Start of Given data

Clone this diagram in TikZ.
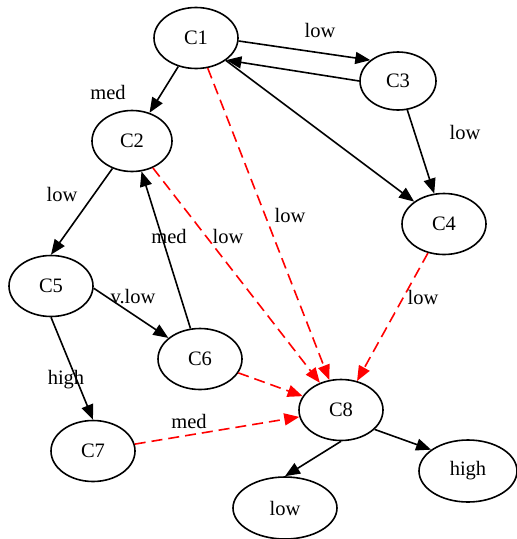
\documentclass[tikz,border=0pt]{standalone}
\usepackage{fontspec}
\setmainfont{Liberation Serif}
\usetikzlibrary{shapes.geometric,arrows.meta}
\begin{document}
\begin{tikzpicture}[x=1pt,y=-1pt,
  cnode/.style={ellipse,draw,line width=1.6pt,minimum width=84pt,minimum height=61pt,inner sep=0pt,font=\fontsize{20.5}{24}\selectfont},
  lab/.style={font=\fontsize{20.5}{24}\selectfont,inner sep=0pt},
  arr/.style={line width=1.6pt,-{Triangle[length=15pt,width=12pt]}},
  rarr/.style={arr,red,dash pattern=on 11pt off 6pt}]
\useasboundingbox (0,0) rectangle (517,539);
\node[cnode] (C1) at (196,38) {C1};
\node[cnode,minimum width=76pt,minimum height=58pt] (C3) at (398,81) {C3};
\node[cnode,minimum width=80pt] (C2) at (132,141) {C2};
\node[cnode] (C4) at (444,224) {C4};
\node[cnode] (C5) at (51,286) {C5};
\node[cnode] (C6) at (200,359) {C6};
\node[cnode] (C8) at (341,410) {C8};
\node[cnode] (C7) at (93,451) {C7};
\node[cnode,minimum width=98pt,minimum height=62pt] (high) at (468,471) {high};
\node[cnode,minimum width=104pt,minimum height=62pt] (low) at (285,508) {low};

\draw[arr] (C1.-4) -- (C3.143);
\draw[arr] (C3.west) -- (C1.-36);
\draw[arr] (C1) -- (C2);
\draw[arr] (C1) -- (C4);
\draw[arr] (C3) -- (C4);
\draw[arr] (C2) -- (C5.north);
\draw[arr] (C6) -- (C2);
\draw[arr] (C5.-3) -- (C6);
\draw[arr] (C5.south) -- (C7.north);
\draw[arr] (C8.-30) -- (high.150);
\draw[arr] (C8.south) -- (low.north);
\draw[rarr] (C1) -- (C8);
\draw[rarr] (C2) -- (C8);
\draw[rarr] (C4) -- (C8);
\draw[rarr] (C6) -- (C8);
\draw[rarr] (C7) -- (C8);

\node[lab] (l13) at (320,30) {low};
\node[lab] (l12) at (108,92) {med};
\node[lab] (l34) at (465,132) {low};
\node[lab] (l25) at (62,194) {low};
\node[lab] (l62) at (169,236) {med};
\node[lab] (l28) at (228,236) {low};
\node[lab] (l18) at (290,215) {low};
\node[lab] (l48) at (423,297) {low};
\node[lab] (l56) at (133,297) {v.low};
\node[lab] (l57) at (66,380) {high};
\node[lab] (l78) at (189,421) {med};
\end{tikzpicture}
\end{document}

End of Given data

Write out the listing above again, exactly, but with no pictures in the copy.

**The output**.
Clone this diagram in TikZ.
\documentclass[tikz,border=0pt]{standalone}
\usepackage{fontspec}
\setmainfont{Liberation Serif}
\usetikzlibrary{shapes.geometric,arrows.meta}
\begin{document}
\begin{tikzpicture}[x=1pt,y=-1pt,
  cnode/.style={ellipse,draw,line width=1.6pt,minimum width=84pt,minimum height=61pt,inner sep=0pt,font=\fontsize{20.5}{24}\selectfont},
  lab/.style={font=\fontsize{20.5}{24}\selectfont,inner sep=0pt},
  arr/.style={line width=1.6pt,-{Triangle[length=15pt,width=12pt]}},
  rarr/.style={arr,red,dash pattern=on 11pt off 6pt}]
\useasboundingbox (0,0) rectangle (517,539);
\node[cnode] (C1) at (196,38) {C1};
\node[cnode,minimum width=76pt,minimum height=58pt] (C3) at (398,81) {C3};
\node[cnode,minimum width=80pt] (C2) at (132,141) {C2};
\node[cnode] (C4) at (444,224) {C4};
\node[cnode] (C5) at (51,286) {C5};
\node[cnode] (C6) at (200,359) {C6};
\node[cnode] (C8) at (341,410) {C8};
\node[cnode] (C7) at (93,451) {C7};
\node[cnode,minimum width=98pt,minimum height=62pt] (high) at (468,471) {high};
\node[cnode,minimum width=104pt,minimum height=62pt] (low) at (285,508) {low};

\draw[arr] (C1.-4) -- (C3.143);
\draw[arr] (C3.west) -- (C1.-36);
\draw[arr] (C1) -- (C2);
\draw[arr] (C1) -- (C4);
\draw[arr] (C3) -- (C4);
\draw[arr] (C2) -- (C5.north);
\draw[arr] (C6) -- (C2);
\draw[arr] (C5.-3) -- (C6);
\draw[arr] (C5.south) -- (C7.north);
\draw[arr] (C8.-30) -- (high.150);
\draw[arr] (C8.south) -- (low.north);
\draw[rarr] (C1) -- (C8);
\draw[rarr] (C2) -- (C8);
\draw[rarr] (C4) -- (C8);
\draw[rarr] (C6) -- (C8);
\draw[rarr] (C7) -- (C8);

\node[lab] (l13) at (320,30) {low};
\node[lab] (l12) at (108,92) {med};
\node[lab] (l34) at (465,132) {low};
\node[lab] (l25) at (62,194) {low};
\node[lab] (l62) at (169,236) {med};
\node[lab] (l28) at (228,236) {low};
\node[lab] (l18) at (290,215) {low};
\node[lab] (l48) at (423,297) {low};
\node[lab] (l56) at (133,297) {v.low};
\node[lab] (l57) at (66,380) {high};
\node[lab] (l78) at (189,421) {med};
\end{tikzpicture}
\end{document}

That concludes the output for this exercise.